配偶者の法定相続分以内であれば相続税は課税されないところ、法定相続人が配偶者1人だけの場合は、遺産の全てが法定相続分になるからです。
配偶者のみに相続させる場合のデメリット
配偶者のみに相続させる場合、以下のようなデメリットに注意が必要です。

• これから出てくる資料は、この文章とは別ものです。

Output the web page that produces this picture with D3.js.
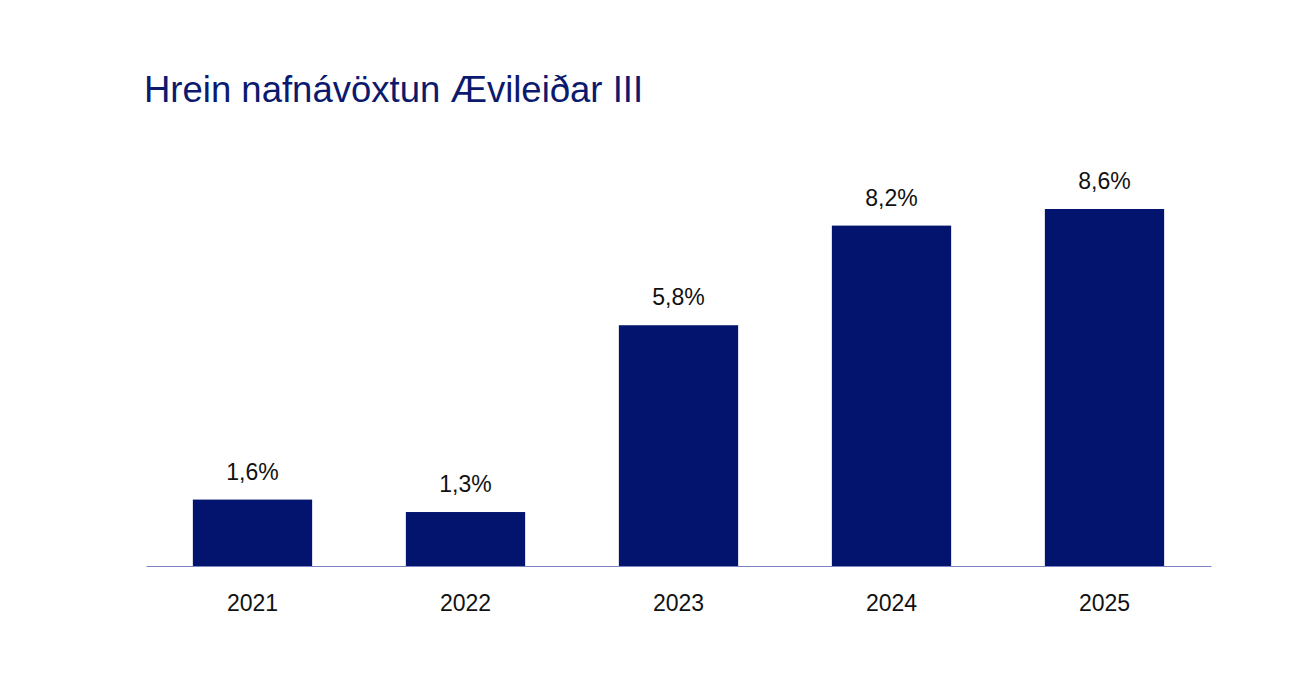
<!DOCTYPE html>
<html>
<head>
<meta charset="utf-8">
<script src="https://cdn.jsdelivr.net/npm/d3@7"></script>
<style>
  body { margin: 0; background: #fff; }
  text { font-family: "Liberation Sans", Arial, sans-serif; }
</style>
</head>
<body>
<div id="chart"></div>
<script>
const years = ["2021", "2022", "2023", "2024", "2025"];
const values = [1.6, 1.3, 5.8, 8.2, 8.6];
const chartTitle = "Hrein nafnávöxtun Ævileiðar III";

const width = 1310;
const height = 674;
const margin = {left: 146, right: 99, top: 209, bottom: 108};

const svg = d3.select('#chart').append('svg')
    .attr('width', width)
    .attr('height', height);

const x = d3.scaleBand()
    .domain(years)
    .range([margin.left, width - margin.right])
    .paddingInner(0.44)
    .paddingOuter(0.22);

const y = d3.scaleLinear()
    .domain([0, 8.6])
    .range([height - margin.bottom, margin.top]);

const fmt = v => d3.format(".1f")(v).replace(".", ",") + "%";

// title
svg.append("text")
    .attr("x", 144)
    .attr("y", 102)
    .attr("fill", "#0b1a6e")
    .attr("font-size", 36.5)
    .text(chartTitle);

// bars
svg.append("g")
  .selectAll("rect")
  .data(values)
  .enter().append("rect")
    .attr("x", (d, i) => x(years[i]))
    .attr("y", d => y(d))
    .attr("width", x.bandwidth())
    .attr("height", d => y(0) - y(d))
    .attr("fill", "#02146d");

// value labels
svg.append("g")
  .selectAll("text")
  .data(values)
  .enter().append("text")
    .attr("x", (d, i) => x(years[i]) + x.bandwidth() / 2)
    .attr("y", d => y(d) - 20)
    .attr("text-anchor", "middle")
    .attr("font-size", 23)
    .attr("fill", "#111")
    .text(fmt);

// x axis
const axis = svg.append("g")
    .attr("transform", `translate(0,${y(0)})`)
    .call(d3.axisBottom(x).tickSize(0).tickPadding(0));
axis.select(".domain").attr("stroke", "#7d84c4").attr("stroke-width", 1.2);
axis.selectAll(".tick text")
    .attr("y", 45)
    .attr("dy", 0)
    .attr("font-size", 23)
    .attr("fill", "#111")
    .style("font-family", '"Liberation Sans", Arial, sans-serif');
</script>
</body>
</html>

・遺留分侵害額請求の対象になる
・二次相続で相続税が余計にかかることもある
それぞれのデメリットについて、詳しく見ていきましょう。
遺留分侵害額請求の対象になる
配偶者のみに相続させる場合、遺留分侵害額請求の対象になる可能性があることに注意しましょう。
被相続人の子どもや父母などの一定の法定相続人には、法律で遺産の最低限の取り分である「遺留分」が認められています。
そして、「遺産はすべて配偶者に相続する」という遺言などによって遺留分を侵害された相続人は、遺留分を侵害するような相続をした相続人に対して、遺留分の金銭の支払いを求めることが可能です。
これを遺留分侵害額請求といいます。
配偶者以外の法定相続人がいる場合に、配偶者のみに遺産を相続させると、配偶者が遺留分侵害額請求をされる可能性があるでしょう。
二次相続で相続税が余計にかかることもある
配偶者のみに遺産を相続させた場合、二次相続において相続税が余計にかかる可能性がある点にも注意しましょう。
例えば、被相続人Aが亡くなって配偶者Bのみが遺産を相続した後、遺産を相続した配偶者Bが亡くなると、その子どもなどが配偶者の遺産を相続することになります。
このときに、Aの相続を一次相続、Bの相続を二次相続と呼びます。
そして、被相続人Aの遺産を配偶者のみが相続する場合、配偶者控除によって相続税の負担が軽減されるのが一般的です。
しかし、配偶者Bが被相続人となる二次相続においては、配偶者控除が使えないので、相続人の税負担が重くなってしまいます。
また、一次相続において配偶者が多くの遺産を相続し、それらの遺産を維持したまま配偶者が亡くなった場合、相続人に多額の相続税がかかる可能性が高くなります。
以上のように、配偶者のみがすべての遺産を相続した場合、二次相続において相続税の負担が重くなる可能性があるのです。
さいごに|配偶者だけに相続させる判断は慎重に
配偶者のみに遺産を相続させることは、他の相続人との相続争いを回避しやすい、配偶者控除によって相続税の負担を軽減しやすいなどのメリットがあります。
一方、他の相続人から遺留分侵害額請求をさせる可能性がある、二次相続の相続税の負担が重くなる場合があるなどのデメリットもあります。
配偶者のみに遺産を相続させたい場合は、メリットとデメリットを把握したうえで判断する必要があるので、相続問題に詳しい弁護士に相談するのがおすすめです。